--- START OF Stored data ---
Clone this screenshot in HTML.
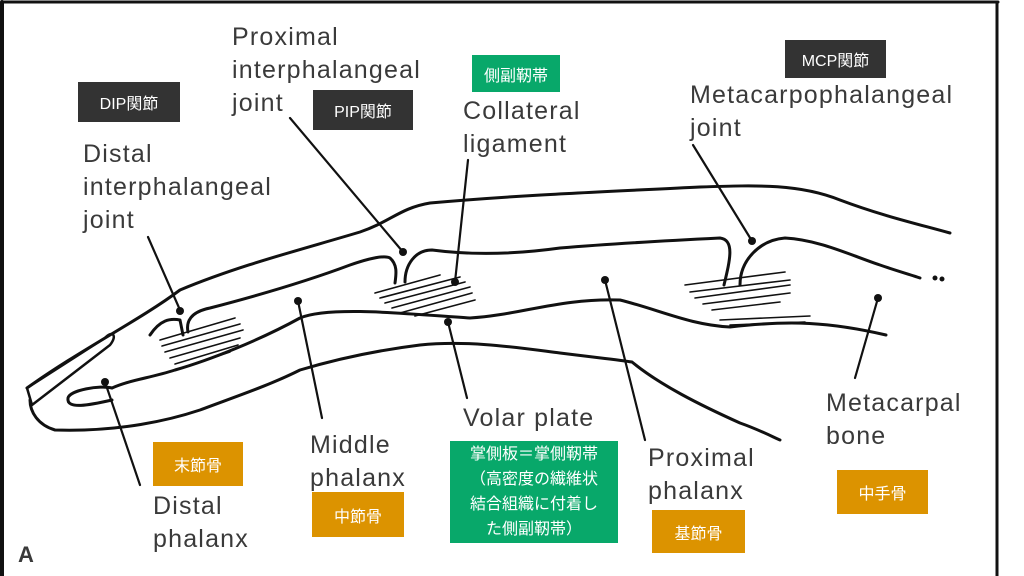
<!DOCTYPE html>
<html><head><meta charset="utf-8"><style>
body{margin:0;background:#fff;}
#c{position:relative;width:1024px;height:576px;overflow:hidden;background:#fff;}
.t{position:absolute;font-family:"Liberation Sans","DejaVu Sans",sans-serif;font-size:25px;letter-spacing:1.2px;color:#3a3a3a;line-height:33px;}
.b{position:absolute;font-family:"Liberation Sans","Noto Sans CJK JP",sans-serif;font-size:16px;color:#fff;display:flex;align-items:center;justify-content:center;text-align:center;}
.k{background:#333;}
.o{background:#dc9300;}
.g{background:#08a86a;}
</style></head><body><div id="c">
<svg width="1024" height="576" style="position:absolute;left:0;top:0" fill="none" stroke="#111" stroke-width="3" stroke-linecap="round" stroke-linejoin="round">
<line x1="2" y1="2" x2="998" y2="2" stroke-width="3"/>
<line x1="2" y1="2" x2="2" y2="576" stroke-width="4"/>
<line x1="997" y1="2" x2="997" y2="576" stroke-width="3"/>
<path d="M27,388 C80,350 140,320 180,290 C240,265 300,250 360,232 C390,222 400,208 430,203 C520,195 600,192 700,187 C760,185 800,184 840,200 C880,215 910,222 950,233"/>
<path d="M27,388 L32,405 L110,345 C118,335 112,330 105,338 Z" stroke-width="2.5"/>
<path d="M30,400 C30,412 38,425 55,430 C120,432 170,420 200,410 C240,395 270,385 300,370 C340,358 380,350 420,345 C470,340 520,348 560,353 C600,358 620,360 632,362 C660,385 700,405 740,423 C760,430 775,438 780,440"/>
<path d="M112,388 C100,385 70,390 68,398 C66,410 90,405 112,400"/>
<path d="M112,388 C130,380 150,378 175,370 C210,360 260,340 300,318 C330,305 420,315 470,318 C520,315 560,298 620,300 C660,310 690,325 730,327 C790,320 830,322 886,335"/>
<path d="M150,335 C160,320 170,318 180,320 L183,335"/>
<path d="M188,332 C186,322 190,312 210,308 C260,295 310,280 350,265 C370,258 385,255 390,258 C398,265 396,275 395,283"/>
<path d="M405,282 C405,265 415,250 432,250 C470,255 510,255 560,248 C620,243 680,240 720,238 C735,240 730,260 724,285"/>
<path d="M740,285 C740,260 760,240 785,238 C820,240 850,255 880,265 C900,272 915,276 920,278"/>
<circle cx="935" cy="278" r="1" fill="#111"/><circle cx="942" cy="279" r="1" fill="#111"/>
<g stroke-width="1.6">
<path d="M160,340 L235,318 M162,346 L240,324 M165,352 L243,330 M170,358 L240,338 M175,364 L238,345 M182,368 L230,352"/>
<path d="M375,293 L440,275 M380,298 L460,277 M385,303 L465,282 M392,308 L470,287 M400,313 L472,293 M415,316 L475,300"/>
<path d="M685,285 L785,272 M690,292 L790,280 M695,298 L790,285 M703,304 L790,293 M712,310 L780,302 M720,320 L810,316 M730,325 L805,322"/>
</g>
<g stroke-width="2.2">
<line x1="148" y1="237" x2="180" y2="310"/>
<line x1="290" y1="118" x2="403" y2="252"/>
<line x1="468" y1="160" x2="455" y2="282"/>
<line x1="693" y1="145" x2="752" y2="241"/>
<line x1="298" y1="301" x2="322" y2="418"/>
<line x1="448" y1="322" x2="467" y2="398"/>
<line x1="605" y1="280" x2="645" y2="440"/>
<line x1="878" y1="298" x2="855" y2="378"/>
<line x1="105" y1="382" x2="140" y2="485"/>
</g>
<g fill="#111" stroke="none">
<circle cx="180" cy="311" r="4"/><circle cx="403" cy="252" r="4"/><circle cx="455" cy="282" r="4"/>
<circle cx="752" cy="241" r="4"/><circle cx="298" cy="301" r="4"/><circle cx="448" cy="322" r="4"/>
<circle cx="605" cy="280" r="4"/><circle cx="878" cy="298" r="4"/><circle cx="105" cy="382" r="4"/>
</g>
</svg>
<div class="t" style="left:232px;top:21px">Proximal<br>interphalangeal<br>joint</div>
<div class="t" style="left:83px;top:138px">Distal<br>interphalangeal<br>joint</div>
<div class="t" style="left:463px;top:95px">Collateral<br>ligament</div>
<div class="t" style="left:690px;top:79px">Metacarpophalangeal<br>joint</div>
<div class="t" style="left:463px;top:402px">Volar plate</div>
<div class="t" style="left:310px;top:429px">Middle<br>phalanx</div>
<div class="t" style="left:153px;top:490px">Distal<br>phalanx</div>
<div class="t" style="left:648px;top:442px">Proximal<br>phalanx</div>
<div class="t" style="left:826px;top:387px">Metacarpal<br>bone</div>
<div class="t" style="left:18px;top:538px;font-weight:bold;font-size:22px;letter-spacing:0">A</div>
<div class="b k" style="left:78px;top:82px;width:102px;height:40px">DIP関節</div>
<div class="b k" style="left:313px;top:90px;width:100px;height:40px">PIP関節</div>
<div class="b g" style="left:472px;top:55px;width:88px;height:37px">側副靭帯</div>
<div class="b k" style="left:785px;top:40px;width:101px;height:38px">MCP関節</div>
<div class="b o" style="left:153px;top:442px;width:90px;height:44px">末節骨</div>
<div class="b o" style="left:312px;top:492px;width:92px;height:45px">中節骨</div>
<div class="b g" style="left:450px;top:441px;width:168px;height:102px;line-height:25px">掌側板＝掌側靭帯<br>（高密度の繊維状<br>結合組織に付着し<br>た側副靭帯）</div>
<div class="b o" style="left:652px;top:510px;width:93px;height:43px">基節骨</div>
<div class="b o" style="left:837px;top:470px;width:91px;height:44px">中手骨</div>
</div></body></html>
--- END OF Stored data ---
Restate the data above word for word. Do not include the images.

→ **Output**:
Clone this screenshot in HTML.
<!DOCTYPE html>
<html><head><meta charset="utf-8"><style>
body{margin:0;background:#fff;}
#c{position:relative;width:1024px;height:576px;overflow:hidden;background:#fff;}
.t{position:absolute;font-family:"Liberation Sans","DejaVu Sans",sans-serif;font-size:25px;letter-spacing:1.2px;color:#3a3a3a;line-height:33px;}
.b{position:absolute;font-family:"Liberation Sans","Noto Sans CJK JP",sans-serif;font-size:16px;color:#fff;display:flex;align-items:center;justify-content:center;text-align:center;}
.k{background:#333;}
.o{background:#dc9300;}
.g{background:#08a86a;}
</style></head><body><div id="c">
<svg width="1024" height="576" style="position:absolute;left:0;top:0" fill="none" stroke="#111" stroke-width="3" stroke-linecap="round" stroke-linejoin="round">
<line x1="2" y1="2" x2="998" y2="2" stroke-width="3"/>
<line x1="2" y1="2" x2="2" y2="576" stroke-width="4"/>
<line x1="997" y1="2" x2="997" y2="576" stroke-width="3"/>
<path d="M27,388 C80,350 140,320 180,290 C240,265 300,250 360,232 C390,222 400,208 430,203 C520,195 600,192 700,187 C760,185 800,184 840,200 C880,215 910,222 950,233"/>
<path d="M27,388 L32,405 L110,345 C118,335 112,330 105,338 Z" stroke-width="2.5"/>
<path d="M30,400 C30,412 38,425 55,430 C120,432 170,420 200,410 C240,395 270,385 300,370 C340,358 380,350 420,345 C470,340 520,348 560,353 C600,358 620,360 632,362 C660,385 700,405 740,423 C760,430 775,438 780,440"/>
<path d="M112,388 C100,385 70,390 68,398 C66,410 90,405 112,400"/>
<path d="M112,388 C130,380 150,378 175,370 C210,360 260,340 300,318 C330,305 420,315 470,318 C520,315 560,298 620,300 C660,310 690,325 730,327 C790,320 830,322 886,335"/>
<path d="M150,335 C160,320 170,318 180,320 L183,335"/>
<path d="M188,332 C186,322 190,312 210,308 C260,295 310,280 350,265 C370,258 385,255 390,258 C398,265 396,275 395,283"/>
<path d="M405,282 C405,265 415,250 432,250 C470,255 510,255 560,248 C620,243 680,240 720,238 C735,240 730,260 724,285"/>
<path d="M740,285 C740,260 760,240 785,238 C820,240 850,255 880,265 C900,272 915,276 920,278"/>
<circle cx="935" cy="278" r="1" fill="#111"/><circle cx="942" cy="279" r="1" fill="#111"/>
<g stroke-width="1.6">
<path d="M160,340 L235,318 M162,346 L240,324 M165,352 L243,330 M170,358 L240,338 M175,364 L238,345 M182,368 L230,352"/>
<path d="M375,293 L440,275 M380,298 L460,277 M385,303 L465,282 M392,308 L470,287 M400,313 L472,293 M415,316 L475,300"/>
<path d="M685,285 L785,272 M690,292 L790,280 M695,298 L790,285 M703,304 L790,293 M712,310 L780,302 M720,320 L810,316 M730,325 L805,322"/>
</g>
<g stroke-width="2.2">
<line x1="148" y1="237" x2="180" y2="310"/>
<line x1="290" y1="118" x2="403" y2="252"/>
<line x1="468" y1="160" x2="455" y2="282"/>
<line x1="693" y1="145" x2="752" y2="241"/>
<line x1="298" y1="301" x2="322" y2="418"/>
<line x1="448" y1="322" x2="467" y2="398"/>
<line x1="605" y1="280" x2="645" y2="440"/>
<line x1="878" y1="298" x2="855" y2="378"/>
<line x1="105" y1="382" x2="140" y2="485"/>
</g>
<g fill="#111" stroke="none">
<circle cx="180" cy="311" r="4"/><circle cx="403" cy="252" r="4"/><circle cx="455" cy="282" r="4"/>
<circle cx="752" cy="241" r="4"/><circle cx="298" cy="301" r="4"/><circle cx="448" cy="322" r="4"/>
<circle cx="605" cy="280" r="4"/><circle cx="878" cy="298" r="4"/><circle cx="105" cy="382" r="4"/>
</g>
</svg>
<div class="t" style="left:232px;top:21px">Proximal<br>interphalangeal<br>joint</div>
<div class="t" style="left:83px;top:138px">Distal<br>interphalangeal<br>joint</div>
<div class="t" style="left:463px;top:95px">Collateral<br>ligament</div>
<div class="t" style="left:690px;top:79px">Metacarpophalangeal<br>joint</div>
<div class="t" style="left:463px;top:402px">Volar plate</div>
<div class="t" style="left:310px;top:429px">Middle<br>phalanx</div>
<div class="t" style="left:153px;top:490px">Distal<br>phalanx</div>
<div class="t" style="left:648px;top:442px">Proximal<br>phalanx</div>
<div class="t" style="left:826px;top:387px">Metacarpal<br>bone</div>
<div class="t" style="left:18px;top:538px;font-weight:bold;font-size:22px;letter-spacing:0">A</div>
<div class="b k" style="left:78px;top:82px;width:102px;height:40px">DIP関節</div>
<div class="b k" style="left:313px;top:90px;width:100px;height:40px">PIP関節</div>
<div class="b g" style="left:472px;top:55px;width:88px;height:37px">側副靭帯</div>
<div class="b k" style="left:785px;top:40px;width:101px;height:38px">MCP関節</div>
<div class="b o" style="left:153px;top:442px;width:90px;height:44px">末節骨</div>
<div class="b o" style="left:312px;top:492px;width:92px;height:45px">中節骨</div>
<div class="b g" style="left:450px;top:441px;width:168px;height:102px;line-height:25px">掌側板＝掌側靭帯<br>（高密度の繊維状<br>結合組織に付着し<br>た側副靭帯）</div>
<div class="b o" style="left:652px;top:510px;width:93px;height:43px">基節骨</div>
<div class="b o" style="left:837px;top:470px;width:91px;height:44px">中手骨</div>
</div></body></html>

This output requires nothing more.